River Taff today

Today me and my friend Paul Jenkins ‘Bushy’ fished the newly leased ‘Ospreys’ streach of the River Taff at Cilfynydd towards Abercynon.

We met at the Car park in Cilfynyd ind’est at 9am.  We walked to what was the old boundary of the Ospreys stretch and started to walk the newly acquired waters – looking at the pools and debating what methods to use. As always, I took two fly rods, My  Greys streamflex 10ft 3# and My favourite – Greys GS2 8ft 4#. Carrying two rods can sometimes be a pain, but due to the frequent but sporadic hatches of Olives, Yellow mays and Brook duns having two rods enables me to swap and change without re-tying my leaders or methods and cover that fish that s rising before it goes down.

To start, I tackled up with a team of flies on a french leader. My french leader consists of a 9 meter tapered  leader and a duo coloured indicator nylon.

The business end consisted of 6ft of 4lb Stroft ABR and two jigs spaced around 18 inches apart. The flies where basically hears ears with 3mm tungsten heads – gold and black.

After a quick chat with Bushy, we decided to fish – fish for fish. Meaning one of us would fish and the other watching, I like this method of fishing because it allows me to watch different anglers in different situation. As Bushy is one of the top class anglers in the country, it’s always good to keep a sharp eye on what flies ‘he’s putting on and what he’s doing in different water.

We worked our way up the stretch taking around 6-7 fish out of the first 100 yards between us, It was obvious we were doing something right! The river was on good form although being low and clear, the fish were very obliging in taking our nymphs.

Once fishing the fast pocket water, we could see a nice long glide in the horizon! So it was on our bike and towards to pool we went. Creeping and peering through the pea shooters it was obvious this was a big fish pool! And that it was! After carefully negotiating my way across the slow deep pool, trying not to fall in or spook the pool, we got to the fishable side of the pool where the run was on the opposite side and the eddy was in easy reach. It was running about 6ft deep, too deep to wade but just the right depth for me to french nymph. After working the crease closest to me, where the quicker water meets the slack on the inside it was obvious the fish wern’t there! Or was it my flies not getting deep enough? So it was into the box, and on with the 3.5mm tungsten. First cast, indicator stopped and upriver she went, with nothing but my 3 weight rod to stop her I knew I had a fight on my hands. Running, diving and doing everything possible it could to free my hook I gently persuaded her into my net. And after a quick photo, off she went to fight another day.

After taking maybe 20 fish between us,  and working near enough a mile upstream Kieron, Pauls son joined us. Kieron tackled up with basically the same as me, two jigs on a french leader.. although they were from his secret box which doesn’t come out a lot 😉 I have tried to have a look but it seems to disappear quicker than the little minnows in the shallows. He was quickly into his first fish, taking one second cast around the pound mark on a red tag jig. Bushy spotted another just swirl under the surface and the next cast, it was in the net.
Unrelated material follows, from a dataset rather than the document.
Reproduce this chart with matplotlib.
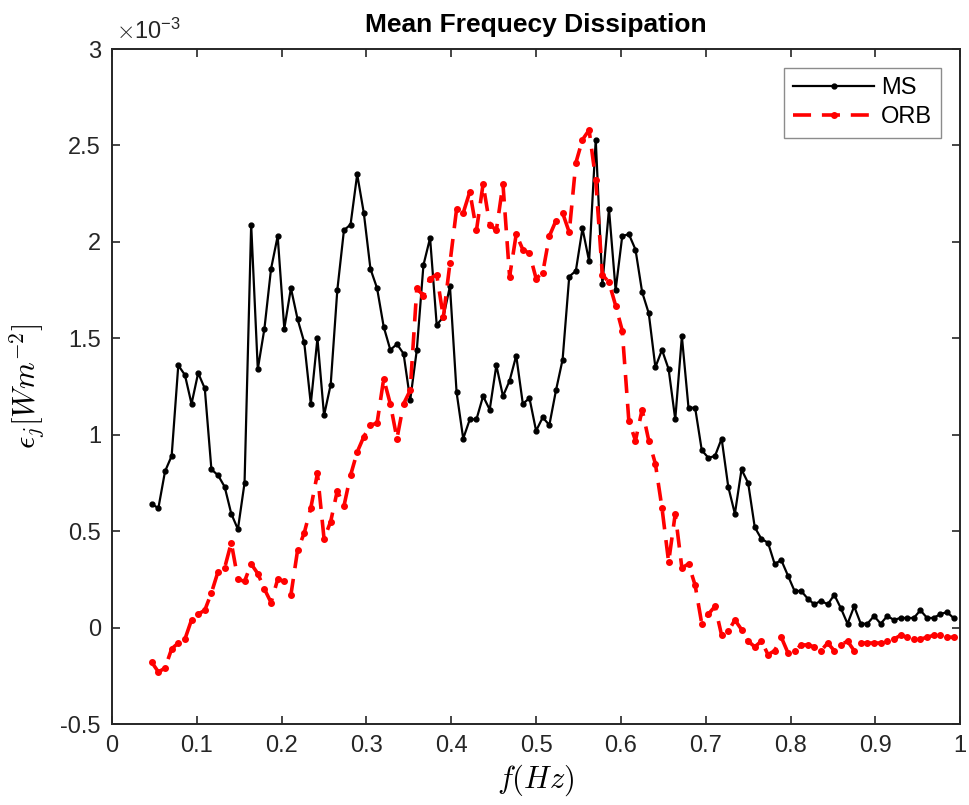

Moving swiftly upstream, into a fast but shallow run I could see Kieron was into a good fish. I rushed downstream getting the camera ready and into video mode and into a good position to watch the fish slip into the net, but as he was lifting the rod to lure the fish, the fly came out and the point fly hooked into the adipose fin. Take a look at the video below of how not to land a fish! LOL


 

The river above where we met, started to get wider, slower and deeper. By this time there were not so many flies hatching and the fishing started to slow down. So we started to move to the head of the pools taking the easier fish just to build our numbers up. Not long later we decided to make a move after a long day searching with better than expected results.